**WORK TO COMPLETE**
Reproduce the complete listing without any deviation.
== SOURCE EXCERPT
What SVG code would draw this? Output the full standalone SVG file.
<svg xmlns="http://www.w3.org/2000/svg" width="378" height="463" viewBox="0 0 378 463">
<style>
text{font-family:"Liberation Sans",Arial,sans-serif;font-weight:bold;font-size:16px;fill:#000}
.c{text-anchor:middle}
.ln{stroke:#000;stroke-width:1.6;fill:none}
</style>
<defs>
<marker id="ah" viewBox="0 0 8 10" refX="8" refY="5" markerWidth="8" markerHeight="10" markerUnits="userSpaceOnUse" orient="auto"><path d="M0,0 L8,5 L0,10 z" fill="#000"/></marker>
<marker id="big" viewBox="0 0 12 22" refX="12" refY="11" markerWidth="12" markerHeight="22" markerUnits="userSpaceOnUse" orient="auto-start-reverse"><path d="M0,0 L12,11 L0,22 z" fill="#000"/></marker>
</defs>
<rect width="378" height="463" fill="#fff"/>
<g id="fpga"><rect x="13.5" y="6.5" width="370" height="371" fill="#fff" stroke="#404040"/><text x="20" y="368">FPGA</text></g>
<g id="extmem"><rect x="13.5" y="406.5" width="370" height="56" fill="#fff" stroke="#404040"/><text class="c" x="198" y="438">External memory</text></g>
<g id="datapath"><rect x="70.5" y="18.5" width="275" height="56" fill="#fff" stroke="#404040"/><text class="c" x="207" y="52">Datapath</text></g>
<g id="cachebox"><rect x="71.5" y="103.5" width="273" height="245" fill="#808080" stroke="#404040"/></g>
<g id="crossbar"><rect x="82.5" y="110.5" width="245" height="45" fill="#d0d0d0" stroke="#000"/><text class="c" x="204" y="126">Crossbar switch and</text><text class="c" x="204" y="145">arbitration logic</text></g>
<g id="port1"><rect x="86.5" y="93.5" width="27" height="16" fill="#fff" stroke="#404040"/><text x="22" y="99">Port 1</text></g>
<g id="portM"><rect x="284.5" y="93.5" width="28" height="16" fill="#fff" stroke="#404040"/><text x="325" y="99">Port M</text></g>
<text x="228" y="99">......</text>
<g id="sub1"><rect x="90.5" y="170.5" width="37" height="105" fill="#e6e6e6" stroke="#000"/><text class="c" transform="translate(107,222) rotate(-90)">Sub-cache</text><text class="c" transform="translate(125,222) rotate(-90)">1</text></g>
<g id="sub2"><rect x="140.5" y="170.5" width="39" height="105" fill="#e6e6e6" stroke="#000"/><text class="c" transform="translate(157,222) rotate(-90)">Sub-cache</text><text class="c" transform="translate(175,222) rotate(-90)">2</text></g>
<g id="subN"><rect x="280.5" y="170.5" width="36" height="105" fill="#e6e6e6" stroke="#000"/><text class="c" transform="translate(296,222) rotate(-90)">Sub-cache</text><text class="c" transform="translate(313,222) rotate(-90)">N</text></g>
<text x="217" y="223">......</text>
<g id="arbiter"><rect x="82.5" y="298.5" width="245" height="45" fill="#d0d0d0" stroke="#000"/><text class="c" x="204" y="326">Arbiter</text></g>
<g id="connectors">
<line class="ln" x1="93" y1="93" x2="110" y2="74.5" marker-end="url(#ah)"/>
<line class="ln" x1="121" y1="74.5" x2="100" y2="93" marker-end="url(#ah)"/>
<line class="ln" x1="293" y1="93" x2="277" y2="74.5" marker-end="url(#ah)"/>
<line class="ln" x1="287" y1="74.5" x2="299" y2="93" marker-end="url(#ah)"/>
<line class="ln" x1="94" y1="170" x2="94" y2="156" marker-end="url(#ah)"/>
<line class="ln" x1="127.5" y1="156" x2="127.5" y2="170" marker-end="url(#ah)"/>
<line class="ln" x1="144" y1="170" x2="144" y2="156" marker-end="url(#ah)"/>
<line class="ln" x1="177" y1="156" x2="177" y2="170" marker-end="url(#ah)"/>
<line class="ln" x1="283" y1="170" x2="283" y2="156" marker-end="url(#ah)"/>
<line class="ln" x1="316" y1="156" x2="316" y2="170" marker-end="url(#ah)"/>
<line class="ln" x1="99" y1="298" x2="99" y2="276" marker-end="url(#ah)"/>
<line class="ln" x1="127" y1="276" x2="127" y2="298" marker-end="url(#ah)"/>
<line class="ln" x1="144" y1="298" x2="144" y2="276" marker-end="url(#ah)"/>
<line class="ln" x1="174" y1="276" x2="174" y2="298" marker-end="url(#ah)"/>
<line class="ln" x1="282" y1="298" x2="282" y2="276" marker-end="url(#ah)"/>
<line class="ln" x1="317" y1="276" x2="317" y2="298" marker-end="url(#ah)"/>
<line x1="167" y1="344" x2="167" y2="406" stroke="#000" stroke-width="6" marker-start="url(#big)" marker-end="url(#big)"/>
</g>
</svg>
====
**THE REPLY**
What SVG code would draw this? Output the full standalone SVG file.
<svg xmlns="http://www.w3.org/2000/svg" width="378" height="463" viewBox="0 0 378 463">
<style>
text{font-family:"Liberation Sans",Arial,sans-serif;font-weight:bold;font-size:16px;fill:#000}
.c{text-anchor:middle}
.ln{stroke:#000;stroke-width:1.6;fill:none}
</style>
<defs>
<marker id="ah" viewBox="0 0 8 10" refX="8" refY="5" markerWidth="8" markerHeight="10" markerUnits="userSpaceOnUse" orient="auto"><path d="M0,0 L8,5 L0,10 z" fill="#000"/></marker>
<marker id="big" viewBox="0 0 12 22" refX="12" refY="11" markerWidth="12" markerHeight="22" markerUnits="userSpaceOnUse" orient="auto-start-reverse"><path d="M0,0 L12,11 L0,22 z" fill="#000"/></marker>
</defs>
<rect width="378" height="463" fill="#fff"/>
<g id="fpga"><rect x="13.5" y="6.5" width="370" height="371" fill="#fff" stroke="#404040"/><text x="20" y="368">FPGA</text></g>
<g id="extmem"><rect x="13.5" y="406.5" width="370" height="56" fill="#fff" stroke="#404040"/><text class="c" x="198" y="438">External memory</text></g>
<g id="datapath"><rect x="70.5" y="18.5" width="275" height="56" fill="#fff" stroke="#404040"/><text class="c" x="207" y="52">Datapath</text></g>
<g id="cachebox"><rect x="71.5" y="103.5" width="273" height="245" fill="#808080" stroke="#404040"/></g>
<g id="crossbar"><rect x="82.5" y="110.5" width="245" height="45" fill="#d0d0d0" stroke="#000"/><text class="c" x="204" y="126">Crossbar switch and</text><text class="c" x="204" y="145">arbitration logic</text></g>
<g id="port1"><rect x="86.5" y="93.5" width="27" height="16" fill="#fff" stroke="#404040"/><text x="22" y="99">Port 1</text></g>
<g id="portM"><rect x="284.5" y="93.5" width="28" height="16" fill="#fff" stroke="#404040"/><text x="325" y="99">Port M</text></g>
<text x="228" y="99">......</text>
<g id="sub1"><rect x="90.5" y="170.5" width="37" height="105" fill="#e6e6e6" stroke="#000"/><text class="c" transform="translate(107,222) rotate(-90)">Sub-cache</text><text class="c" transform="translate(125,222) rotate(-90)">1</text></g>
<g id="sub2"><rect x="140.5" y="170.5" width="39" height="105" fill="#e6e6e6" stroke="#000"/><text class="c" transform="translate(157,222) rotate(-90)">Sub-cache</text><text class="c" transform="translate(175,222) rotate(-90)">2</text></g>
<g id="subN"><rect x="280.5" y="170.5" width="36" height="105" fill="#e6e6e6" stroke="#000"/><text class="c" transform="translate(296,222) rotate(-90)">Sub-cache</text><text class="c" transform="translate(313,222) rotate(-90)">N</text></g>
<text x="217" y="223">......</text>
<g id="arbiter"><rect x="82.5" y="298.5" width="245" height="45" fill="#d0d0d0" stroke="#000"/><text class="c" x="204" y="326">Arbiter</text></g>
<g id="connectors">
<line class="ln" x1="93" y1="93" x2="110" y2="74.5" marker-end="url(#ah)"/>
<line class="ln" x1="121" y1="74.5" x2="100" y2="93" marker-end="url(#ah)"/>
<line class="ln" x1="293" y1="93" x2="277" y2="74.5" marker-end="url(#ah)"/>
<line class="ln" x1="287" y1="74.5" x2="299" y2="93" marker-end="url(#ah)"/>
<line class="ln" x1="94" y1="170" x2="94" y2="156" marker-end="url(#ah)"/>
<line class="ln" x1="127.5" y1="156" x2="127.5" y2="170" marker-end="url(#ah)"/>
<line class="ln" x1="144" y1="170" x2="144" y2="156" marker-end="url(#ah)"/>
<line class="ln" x1="177" y1="156" x2="177" y2="170" marker-end="url(#ah)"/>
<line class="ln" x1="283" y1="170" x2="283" y2="156" marker-end="url(#ah)"/>
<line class="ln" x1="316" y1="156" x2="316" y2="170" marker-end="url(#ah)"/>
<line class="ln" x1="99" y1="298" x2="99" y2="276" marker-end="url(#ah)"/>
<line class="ln" x1="127" y1="276" x2="127" y2="298" marker-end="url(#ah)"/>
<line class="ln" x1="144" y1="298" x2="144" y2="276" marker-end="url(#ah)"/>
<line class="ln" x1="174" y1="276" x2="174" y2="298" marker-end="url(#ah)"/>
<line class="ln" x1="282" y1="298" x2="282" y2="276" marker-end="url(#ah)"/>
<line class="ln" x1="317" y1="276" x2="317" y2="298" marker-end="url(#ah)"/>
<line x1="167" y1="344" x2="167" y2="406" stroke="#000" stroke-width="6" marker-start="url(#big)" marker-end="url(#big)"/>
</g>
</svg>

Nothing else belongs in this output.